2. Rejuvenate the defence

- While Moyes's successor will find a cluster of renowned attacking players at his disposal, he will also inherit a defence that has been creaking badly ever since Ferguson retired in May last year. Captain Nemanja Vidic has already agreed to join Inter Milan and both Rio Ferdinand, 35, and Patrice Evra, 32, will soon be out of contract. At 23, right-back Rafael da Silva has time on his side, but he has turned in several erratic performances of late, while Phil Jones, Jonny Evans and Chris Smalling have been exposed at times as well. A new central midfielder remains a key requirement, but the reconstruction of the United back four is likely to be the principle focus of the anticipated close-season recruitment drive.
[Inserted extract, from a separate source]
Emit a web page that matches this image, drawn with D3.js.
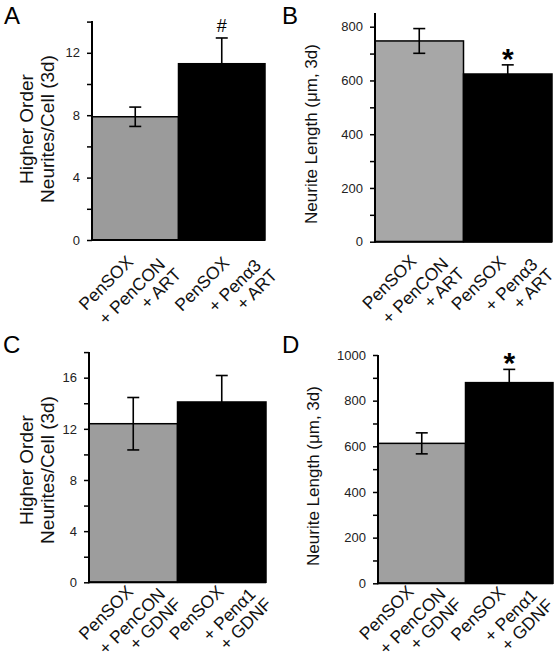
<!DOCTYPE html>
<html><head><meta charset="utf-8">
<script src="https://cdn.jsdelivr.net/npm/d3@7"></script>
<style>
body{margin:0;background:#fff;}
svg{display:block;font-family:"Liberation Sans",Arial,sans-serif;}
</style></head>
<body>
<svg id="chart" width="559" height="660"></svg>
<script>
// ---- data ----
const panelLetters = ["A", "B", "C", "D"];
const catsA = [["PenSOX", "+ PenCON", "+ ART"], ["PenSOX", "+ Penα3", "+ ART"]];
const catsB = [["PenSOX", "+ PenCON", "+ ART"], ["PenSOX", "+ Penα3", "+ ART"]];
const catsC = [["PenSOX", "+ PenCON", "+ GDNF"], ["PenSOX", "+ Penα1", "+ GDNF"]];
const catsD = [["PenSOX", "+ PenCON", "+ GDNF"], ["PenSOX", "+ Penα1", "+ GDNF"]];
const valuesA = [7.9, 11.3];
const errorsA = [0.62, 1.65];
const valuesB = [747, 624];
const errorsB = [46, 34];
const valuesC = [12.4, 14.1];
const errorsC = [2.05, 2.07];
const valuesD = [613, 879];
const errorsD = [46, 58];
const ticksA = [0, 2, 4, 6, 8, 10, 12, 14];
const labelsA = [0, 4, 8, 12];
const ticksB = [0, 100, 200, 300, 400, 500, 600, 700, 800];
const labelsB = [0, 200, 400, 600, 800];
const ticksC = [0, 2, 4, 6, 8, 10, 12, 14, 16, 18];
const labelsC = [0, 4, 8, 12, 16];
const ticksD = [0, 100, 200, 300, 400, 500, 600, 700, 800, 900, 1000];
const labelsD = [0, 200, 400, 600, 800, 1000];
const titleA = ["Higher Order", "Neurites/Cell (3d)"];
const titleB = ["Neurite Length (μm, 3d)"];
const titleC = ["Higher Order", "Neurites/Cell (3d)"];
const titleD = ["Neurite Length (μm, 3d)"];
const marksA = ["", "#"];
const marksB = ["", "*"];
const marksC = ["", ""];
const marksD = ["", "*"];

const svg = d3.select("#chart");

function panel(o) {
  const g = svg.append("g");
  const y = d3.scaleLinear().domain([0, o.max]).range([o.y0, o.yMax]);
  const x = d3.scaleBand().domain([0, 1]).range([o.ax, o.right]).padding(0);
  const fills = [o.gray, "#000"];

  // bars
  g.selectAll("rect.bar").data(o.values).enter().append("rect")
    .attr("x", (d, i) => x(i)).attr("width", x.bandwidth())
    .attr("y", d => y(d)).attr("height", d => y(0) - y(d))
    .attr("fill", (d, i) => fills[i]).attr("stroke", "#000").attr("stroke-width", 1.5);

  // error bars
  o.values.forEach((v, i) => {
    const cx = x(i) + x.bandwidth() / 2;
    const e = o.errors[i];
    const lo = i === 0 ? v - e : v;
    g.append("line").attr("x1", cx).attr("x2", cx).attr("y1", y(lo)).attr("y2", y(v + e))
      .attr("stroke", "#000").attr("stroke-width", 1.6);
    g.append("line").attr("x1", cx - 6).attr("x2", cx + 6).attr("y1", y(v + e)).attr("y2", y(v + e))
      .attr("stroke", "#000").attr("stroke-width", 1.6);
    if (i === 0) {
      g.append("line").attr("x1", cx - 6).attr("x2", cx + 6).attr("y1", y(v - e)).attr("y2", y(v - e))
        .attr("stroke", "#000").attr("stroke-width", 1.6);
    }
    const m = o.marks[i];
    if (m) {
      const isStar = m === "*";
      g.append("text").attr("x", cx).attr("y", y(v + e) + (isStar ? 4 : -6))
        .attr("text-anchor", "middle")
        .attr("font-size", isStar ? 30 : 18)
        .attr("font-weight", isStar ? "bold" : "normal")
        .text(m);
    }
  });

  // y axis
  const axis = d3.axisLeft(y).tickValues(o.ticks).tickSize(5).tickSizeOuter(0)
    .tickFormat(d => o.labels.includes(d) ? d : "");
  const ag = g.append("g").attr("transform", `translate(${o.ax},0)`).call(axis);
  ag.select(".domain").remove();
  ag.selectAll(".tick line").attr("stroke", "#000").attr("stroke-width", 1.5);
  ag.selectAll(".tick text").attr("font-size", 13).attr("fill", "#222").attr("x", -12)
    .attr("font-family", "Liberation Sans, Arial, sans-serif");
  g.append("line").attr("x1", o.ax).attr("x2", o.ax).attr("y1", y(0) + 1).attr("y2", o.axTop)
    .attr("stroke", "#000").attr("stroke-width", 2);
  // baseline
  g.append("line").attr("x1", o.ax).attr("x2", o.right).attr("y1", y(0)).attr("y2", y(0))
    .attr("stroke", "#000").attr("stroke-width", 2);

  // category labels (rotated, three lines each)
  const offs = [[0, 0], [32, 2.5], [48, 12.5]];
  o.cats.forEach((lines, i) => {
    const cx = x(i) + x.bandwidth() / 2;
    lines.forEach((t, j) => {
      const px = cx + o.lab[i][0] + offs[j][0], py = o.y0 + o.lab[i][1] + offs[j][1];
      g.append("text").attr("transform", `translate(${px},${py}) rotate(-45)`)
        .attr("text-anchor", "end").attr("font-size", 17.5).attr("fill", "#111").text(t);
    });
  });

  // y title
  const n = o.title.length;
  o.title.forEach((t, j) => {
    const bx = o.titleX - (n - 1 - j) * 21;
    g.append("text").attr("transform", `translate(${bx},${o.titleY}) rotate(-90)`)
      .attr("text-anchor", "middle").attr("font-size", o.titleSize).attr("fill", "#111").text(t);
  });

  // panel letter
  g.append("text").attr("x", o.lx).attr("y", o.ly).attr("font-size", 24).attr("fill", "#000").text(o.letter);
}

panel({letter: panelLetters[0], lx: 4, ly: 24, ax: 92, right: 265, y0: 240, yMax: 21.6, max: 14, axTop: 21,
  values: valuesA, errors: errorsA, ticks: ticksA, labels: labelsA, cats: catsA, title: titleA, marks: marksA,
  titleX: 54, titleY: 129, titleSize: 19, gray: "#9b9b9b", lab: [[-1, 23], [8.5, 24]]});
panel({letter: panelLetters[1], lx: 282, ly: 24, ax: 375, right: 552, y0: 241.7, yMax: 26.7, max: 800, axTop: 13,
  values: valuesB, errors: errorsB, ticks: ticksB, labels: labelsB, cats: catsB, title: titleB, marks: marksB,
  titleX: 317, titleY: 134, titleSize: 17, gray: "#a7a7a7", lab: [[-1.7, 20.6], [-1, 21.5]]});
panel({letter: panelLetters[2], lx: 3, ly: 353, ax: 89, right: 266, y0: 582.3, yMax: 352.1, max: 18, axTop: 352,
  values: valuesC, errors: errorsC, ticks: ticksC, labels: labelsC, cats: catsC, title: titleC, marks: marksC,
  titleX: 54, titleY: 470, titleSize: 19, gray: "#9d9d9d", lab: [[1, 10.5], [3, 10.5]]});
panel({letter: panelLetters[3], lx: 282, ly: 353, ax: 378, right: 553, y0: 583.3, yMax: 355, max: 1000, axTop: 355,
  values: valuesD, errors: errorsD, ticks: ticksD, labels: labelsD, cats: catsD, title: titleD, marks: marksD,
  titleX: 319, titleY: 476, titleSize: 17, gray: "#a0a0a0", lab: [[-7, 9.5], [-3, 10.5]]});
</script>
</body></html>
3. Devise a system that accommodates Rooney and Mata

- United fans rejoiced when Moyes prised Juan Mata from Chelsea for a club-record £37.1 million ($61.2 million, 44.8 million euros) fee in January, but the Spaniard's Old Trafford career is yet to catch fire. He was typically used on the right of an attacking midfield triumvirate by Moyes, as the number 10 role that he covets is currently the exclusive domain of Wayne Rooney. Shinji Kagawa, a Ferguson signing who has also failed to find his feet, is another player who prefers to play as a central playmaker, and the new manager's ability to devise a system that successfully accommodates at least two of those players could determine his chances of success.

4. Stop the leaks

- Ferguson famously elected to exert control over the media simply by shutting them out, and stories of changing-room unrest were few and far between during his 26-and-a-half-year tenure. The code of omerta appeared to disintegrate under Moyes, however, as reports of disagreements between him and players including Ryan Giggs, Robin van Persie and Danny Welbeck filtered out into the press. If his successor is to get the whole club pulling in the same direction, he will need to be able to trust his players to keep their own counsel.

5. Make Old Trafford a fortress again

- Whereas opposition teams used to quake at the prospect of a visit to Old Trafford, during Moyes's brief reign a trip to United's ground came to represent an opportunity to pull off a famous upset. West Bromwich Albion, Everton and Newcastle United all registered long-awaited league wins at Old Trafford, while Swansea City and Sunderland both enjoyed success there in the domestic cup competitions. Successive 3-0 defeats by Liverpool and Manchester City further dampened the atmosphere and that unfamiliar sense of vulnerability will need to be washed out of the stadium's corridors before United can even think about returning to the summit of the European game.